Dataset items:
* * * *
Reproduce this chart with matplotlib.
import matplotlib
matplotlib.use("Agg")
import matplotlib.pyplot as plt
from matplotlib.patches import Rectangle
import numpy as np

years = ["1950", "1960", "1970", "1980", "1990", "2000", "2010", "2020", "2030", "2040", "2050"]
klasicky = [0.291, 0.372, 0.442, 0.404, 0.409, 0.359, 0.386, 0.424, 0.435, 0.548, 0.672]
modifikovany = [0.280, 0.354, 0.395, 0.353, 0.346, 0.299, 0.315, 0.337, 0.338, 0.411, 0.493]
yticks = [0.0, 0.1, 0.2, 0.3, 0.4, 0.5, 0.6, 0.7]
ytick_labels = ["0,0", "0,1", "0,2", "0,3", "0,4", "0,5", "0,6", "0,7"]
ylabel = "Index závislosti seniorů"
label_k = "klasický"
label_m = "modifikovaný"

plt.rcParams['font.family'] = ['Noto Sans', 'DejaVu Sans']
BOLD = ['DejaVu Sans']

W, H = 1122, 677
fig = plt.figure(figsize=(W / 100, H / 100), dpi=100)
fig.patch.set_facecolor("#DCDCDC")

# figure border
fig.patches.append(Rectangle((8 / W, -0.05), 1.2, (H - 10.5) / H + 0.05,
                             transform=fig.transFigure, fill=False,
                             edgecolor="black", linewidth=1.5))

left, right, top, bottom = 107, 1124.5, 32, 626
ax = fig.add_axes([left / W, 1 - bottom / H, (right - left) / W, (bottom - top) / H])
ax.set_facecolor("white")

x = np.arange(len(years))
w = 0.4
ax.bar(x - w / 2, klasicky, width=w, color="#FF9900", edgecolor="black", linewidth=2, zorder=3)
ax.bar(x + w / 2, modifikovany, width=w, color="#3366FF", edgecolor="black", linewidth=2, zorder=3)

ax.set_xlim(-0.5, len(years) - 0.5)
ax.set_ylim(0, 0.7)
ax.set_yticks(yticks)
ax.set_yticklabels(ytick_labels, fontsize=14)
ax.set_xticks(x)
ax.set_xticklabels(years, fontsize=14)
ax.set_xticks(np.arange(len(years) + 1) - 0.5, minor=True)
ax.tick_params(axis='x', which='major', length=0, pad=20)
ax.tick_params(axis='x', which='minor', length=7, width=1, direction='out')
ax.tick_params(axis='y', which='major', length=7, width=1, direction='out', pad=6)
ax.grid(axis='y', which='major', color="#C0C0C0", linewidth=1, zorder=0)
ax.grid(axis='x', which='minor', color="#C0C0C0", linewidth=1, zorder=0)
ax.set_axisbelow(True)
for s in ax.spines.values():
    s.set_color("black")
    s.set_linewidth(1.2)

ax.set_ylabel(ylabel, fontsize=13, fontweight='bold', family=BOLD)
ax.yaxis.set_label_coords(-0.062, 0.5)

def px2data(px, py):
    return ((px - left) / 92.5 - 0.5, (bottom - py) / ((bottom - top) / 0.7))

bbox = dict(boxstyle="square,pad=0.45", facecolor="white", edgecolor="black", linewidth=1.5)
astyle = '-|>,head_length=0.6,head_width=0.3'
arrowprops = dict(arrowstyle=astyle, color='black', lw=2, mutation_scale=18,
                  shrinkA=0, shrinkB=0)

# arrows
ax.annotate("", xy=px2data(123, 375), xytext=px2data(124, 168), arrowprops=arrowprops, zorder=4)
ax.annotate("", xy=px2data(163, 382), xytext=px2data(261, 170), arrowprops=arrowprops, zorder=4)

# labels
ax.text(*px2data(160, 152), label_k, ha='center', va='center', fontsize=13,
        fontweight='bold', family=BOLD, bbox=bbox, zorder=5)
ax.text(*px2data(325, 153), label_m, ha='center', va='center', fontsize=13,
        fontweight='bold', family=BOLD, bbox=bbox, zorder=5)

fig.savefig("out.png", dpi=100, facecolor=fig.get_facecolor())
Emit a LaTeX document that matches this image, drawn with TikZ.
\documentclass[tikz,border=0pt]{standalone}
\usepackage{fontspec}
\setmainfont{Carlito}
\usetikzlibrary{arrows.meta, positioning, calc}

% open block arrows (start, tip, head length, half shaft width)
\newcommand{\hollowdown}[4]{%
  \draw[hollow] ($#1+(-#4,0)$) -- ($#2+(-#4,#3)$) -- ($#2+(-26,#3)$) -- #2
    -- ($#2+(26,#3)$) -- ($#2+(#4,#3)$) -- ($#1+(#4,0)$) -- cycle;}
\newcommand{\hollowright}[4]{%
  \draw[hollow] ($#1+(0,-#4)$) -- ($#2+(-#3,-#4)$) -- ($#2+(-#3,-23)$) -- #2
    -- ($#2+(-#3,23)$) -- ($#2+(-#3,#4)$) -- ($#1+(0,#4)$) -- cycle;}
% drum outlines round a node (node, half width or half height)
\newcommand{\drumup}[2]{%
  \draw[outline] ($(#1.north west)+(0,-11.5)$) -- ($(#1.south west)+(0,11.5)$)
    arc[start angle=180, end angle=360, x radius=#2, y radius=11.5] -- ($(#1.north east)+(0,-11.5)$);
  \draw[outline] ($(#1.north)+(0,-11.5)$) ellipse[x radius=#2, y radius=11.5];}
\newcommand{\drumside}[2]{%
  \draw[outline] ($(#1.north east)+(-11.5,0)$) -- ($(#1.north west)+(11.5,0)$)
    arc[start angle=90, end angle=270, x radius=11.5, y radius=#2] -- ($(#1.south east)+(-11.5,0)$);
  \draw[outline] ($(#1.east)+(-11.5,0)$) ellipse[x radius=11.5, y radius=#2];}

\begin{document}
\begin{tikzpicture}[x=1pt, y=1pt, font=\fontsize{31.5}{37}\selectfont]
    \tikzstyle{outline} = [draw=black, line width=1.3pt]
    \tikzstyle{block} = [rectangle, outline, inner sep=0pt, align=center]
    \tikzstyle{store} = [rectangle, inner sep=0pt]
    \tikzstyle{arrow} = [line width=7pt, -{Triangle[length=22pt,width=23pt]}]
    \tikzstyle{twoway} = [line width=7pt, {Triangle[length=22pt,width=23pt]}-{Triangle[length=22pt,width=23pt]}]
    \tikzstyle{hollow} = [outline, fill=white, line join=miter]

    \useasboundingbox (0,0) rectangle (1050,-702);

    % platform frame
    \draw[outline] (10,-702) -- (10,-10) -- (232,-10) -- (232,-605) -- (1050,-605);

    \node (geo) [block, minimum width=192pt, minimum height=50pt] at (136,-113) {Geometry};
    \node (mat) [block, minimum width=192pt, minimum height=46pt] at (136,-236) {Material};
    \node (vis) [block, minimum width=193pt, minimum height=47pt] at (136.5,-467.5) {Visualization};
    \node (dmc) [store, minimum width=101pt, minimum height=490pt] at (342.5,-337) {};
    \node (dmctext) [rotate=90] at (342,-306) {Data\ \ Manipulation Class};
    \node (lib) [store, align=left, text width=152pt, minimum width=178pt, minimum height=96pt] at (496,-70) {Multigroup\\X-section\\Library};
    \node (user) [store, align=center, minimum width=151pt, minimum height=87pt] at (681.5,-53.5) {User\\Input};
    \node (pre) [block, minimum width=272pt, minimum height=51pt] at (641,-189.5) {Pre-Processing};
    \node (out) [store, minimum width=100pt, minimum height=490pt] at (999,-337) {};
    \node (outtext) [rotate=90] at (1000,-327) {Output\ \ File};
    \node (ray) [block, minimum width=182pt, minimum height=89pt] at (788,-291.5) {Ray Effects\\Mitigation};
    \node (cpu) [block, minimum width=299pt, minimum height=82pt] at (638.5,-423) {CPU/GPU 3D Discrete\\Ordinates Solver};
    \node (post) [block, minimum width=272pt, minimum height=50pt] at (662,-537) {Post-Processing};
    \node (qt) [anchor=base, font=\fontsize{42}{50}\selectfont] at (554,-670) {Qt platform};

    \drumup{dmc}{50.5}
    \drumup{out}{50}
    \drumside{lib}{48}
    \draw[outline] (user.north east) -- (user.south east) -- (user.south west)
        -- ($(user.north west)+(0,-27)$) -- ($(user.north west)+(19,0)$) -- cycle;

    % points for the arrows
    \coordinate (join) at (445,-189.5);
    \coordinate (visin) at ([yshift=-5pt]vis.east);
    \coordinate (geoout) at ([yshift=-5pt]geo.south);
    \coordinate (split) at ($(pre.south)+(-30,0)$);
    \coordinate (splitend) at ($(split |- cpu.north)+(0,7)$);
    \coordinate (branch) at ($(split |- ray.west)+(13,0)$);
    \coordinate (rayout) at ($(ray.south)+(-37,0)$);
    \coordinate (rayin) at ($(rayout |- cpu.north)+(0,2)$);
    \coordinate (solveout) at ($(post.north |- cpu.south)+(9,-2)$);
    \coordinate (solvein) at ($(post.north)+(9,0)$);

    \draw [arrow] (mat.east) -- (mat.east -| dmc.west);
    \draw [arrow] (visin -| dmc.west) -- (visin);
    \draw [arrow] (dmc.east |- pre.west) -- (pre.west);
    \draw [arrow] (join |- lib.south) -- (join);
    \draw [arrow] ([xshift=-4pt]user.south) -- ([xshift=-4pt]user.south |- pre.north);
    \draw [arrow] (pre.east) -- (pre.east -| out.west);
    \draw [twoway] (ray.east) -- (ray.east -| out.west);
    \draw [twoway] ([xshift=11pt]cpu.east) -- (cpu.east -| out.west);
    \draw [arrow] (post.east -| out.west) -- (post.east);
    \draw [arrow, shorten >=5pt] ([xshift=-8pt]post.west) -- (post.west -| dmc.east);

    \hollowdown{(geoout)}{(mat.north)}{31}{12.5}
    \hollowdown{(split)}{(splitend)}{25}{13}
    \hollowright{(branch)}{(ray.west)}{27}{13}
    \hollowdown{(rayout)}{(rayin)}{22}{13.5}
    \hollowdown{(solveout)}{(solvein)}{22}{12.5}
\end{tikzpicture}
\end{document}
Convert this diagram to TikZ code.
* * * *
EXERCISE DETAILS: Where a line in the material contains "this", copy that line.

CORRECT RESPONSE:
Reproduce this chart with matplotlib.
Emit a LaTeX document that matches this image, drawn with TikZ.
Convert this diagram to TikZ code.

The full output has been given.